After $86-m turnaround, One-on-One bets the house on AI and US acquisition
One-on-One Educational Services Limited (ONE) has reported a dramatic turnaround, posting an $86-million annual profit for the year ended August 31, 2025. This result credits a multi-year bet on building its intellectual property and software, which boosted revenue by more than 20 per cent to $374.1 million.
The profit outturn represents a dramatic surge from the meagre $940,477 recorded the previous year (2024), a result which itself was a recovery from a substantial $37.8-million loss in 2023.
Chief Executive Officer Ricardo Allen framed the result as the payoff from a disciplined, long-term strategy. “When we came out of our IPO in 2022, raising $358 million, we made a commitment to leveraging that capital to invest in the growth of the business,” Allen stated in an interview Wednesday with Jamaica Observer.
“It’s really the fruits of that kind of strategy that we’ve laid out three years ago,” Allen added.
The financial statements bear this out. This strategic bet is now reflected in a cumulative intangible asset base of $408 million. The foundation for this was laid by sustained investment, totalling over $207 million, across the three years since its listing — comprising $77.6 million in 2024, $64.0 million in 2023, and a further $65.6 million in the past year alone to build out its artificial intelligence capabilities, content studio, and software platform.
Allen explained that the company has now transitioned from a high-cost investment phase to a more efficient operational model. “We’re maintaining a very low operating cost, growing the top line in revenues,” he said, characterising the current profit as the benefit of upfront investments finally paying down the line.
However, this aggressive investment strategy has come at a cost to the company’s immediate liquidity. The heavy capital outlay, combined with $201 million in outstanding trade receivables, forced the company to rely on a $50.8-million bank overdraft, leaving it with a negative net cash position despite the year’s strong profitability.
A significant portion of these receivables are long overdue. The company’s own disclosures show that 55 per cent, or $105.3 million, of the total trade receivables were more than 91 days past due as of August 31, 2025. In 2024, only $13.96 million (14 per cent) of receivables were in the greater than 91 day category.
Allen attributed this to the company’s reliance on government contracts, which he said operate on extended payment cycles. “The reality is that how we earn, especially from our larger clients like government clients… is that they tend to have a payment cycle of three to four months,” he explained to Business Observer
This concentration of credit risk has been a persistent area of focus for the company’s auditors, CrichtonMullings & Associates, who have flagged the “allowance for expected credit losses” as a key audit matter for the last two years, noting the significant judgement involved in estimating potential defaults.
Allen expressed confidence that the debts would be collected but acknowledged the strain, stating that converting 75 per cent of the receivables would “be showing you over $100 million in cash”.

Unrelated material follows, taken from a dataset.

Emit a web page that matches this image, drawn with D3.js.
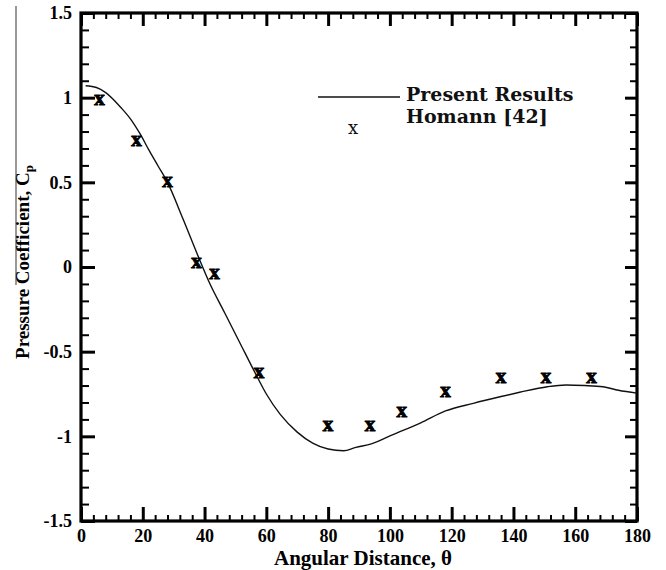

This liquidity constraint creates a fundamental challenge for Allen, who is now attempting to steer the profitable company into an even more capital-intensive phase of growth.
That next phase involves a fundamental pivot into what Allen terms “personalised intelligence”. He revealed that One-on-One is planning to acquire a US-based artificial intelligence firm to expand beyond education technology, stating the company is “not being limited to the school market… but [looking at] any company anywhere”. He framed this as a play on a future of “digital employees that augment human employees”.

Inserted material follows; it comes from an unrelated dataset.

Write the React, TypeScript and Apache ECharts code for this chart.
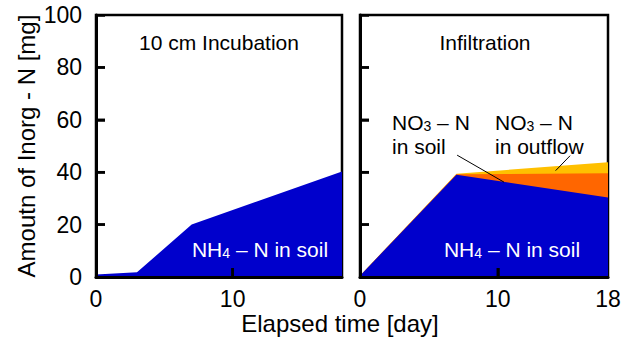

“We’re looking very aggressively in terms of personalised intelligence. And what that means for us quite simply is not being limited to the school market or the learning and training segments, but any company anywhere that requires the ability of using AI to make their processes better those are areas that we’re kind of looking at.”
“We believe that the future will be digital employees that augment human employees,” Allen stated. “And we’re making a play on that market.”

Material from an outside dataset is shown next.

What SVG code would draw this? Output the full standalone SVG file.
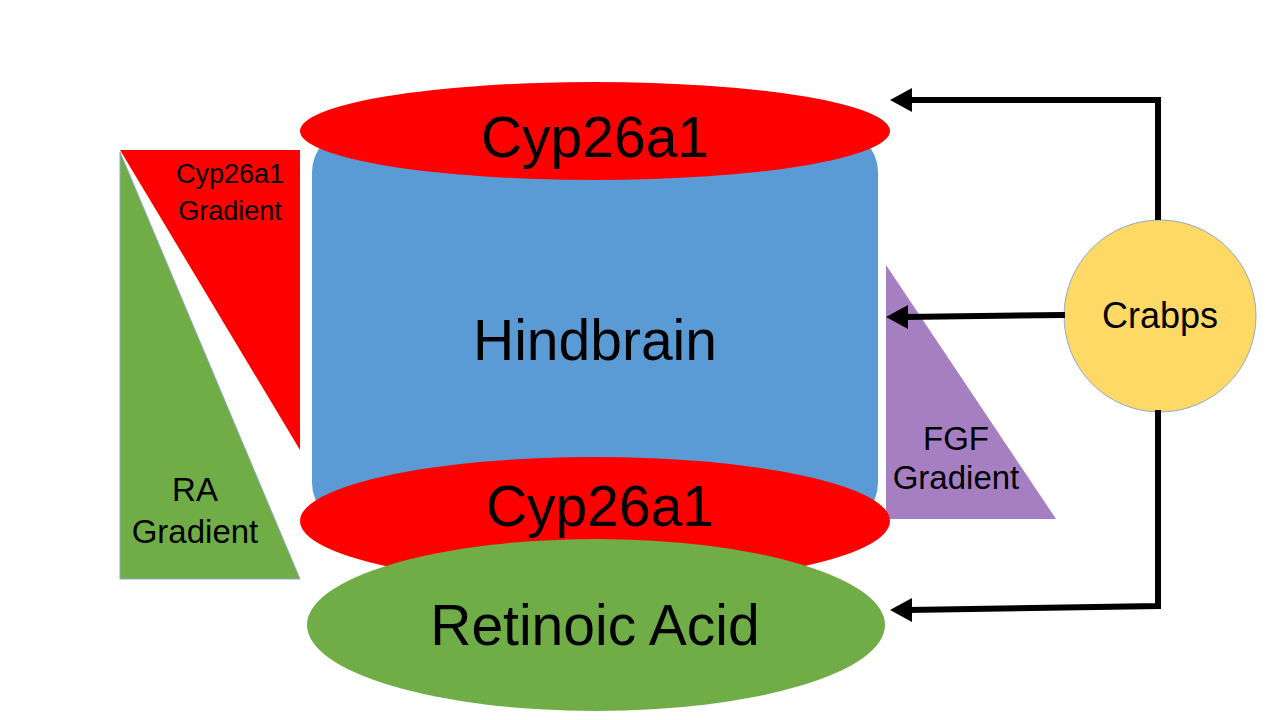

The new strategy, however, collides with the company’s financial reality. Funding a US acquisition and competing in the global AI market will require significant capital, precisely what the company currently lacks.
When asked how he would resolve this, Allen confirmed that all options are on the table. “In order to get there, we have to look at capital and we need cash to care,” he said, acknowledging that the company may need to seek more permanent equity or long-term debt to build a resilient capital structure. He hinted at potentially seeking capital in international markets that might assign a higher value to a technology-driven company like ONE.
The company therefore finds itself at a critical juncture. It must execute a delicate balancing act: Improving its internal cash collection from governments while simultaneously securing external funding to bankroll a transformative acquisition. Allen himself conceded the challenge, noting the company must “manage both risks”.
The $86-million profit, while a definitive end to the company’s post-IPO struggles, appears to be merely the foundation for a second act that is far more ambitious than the first.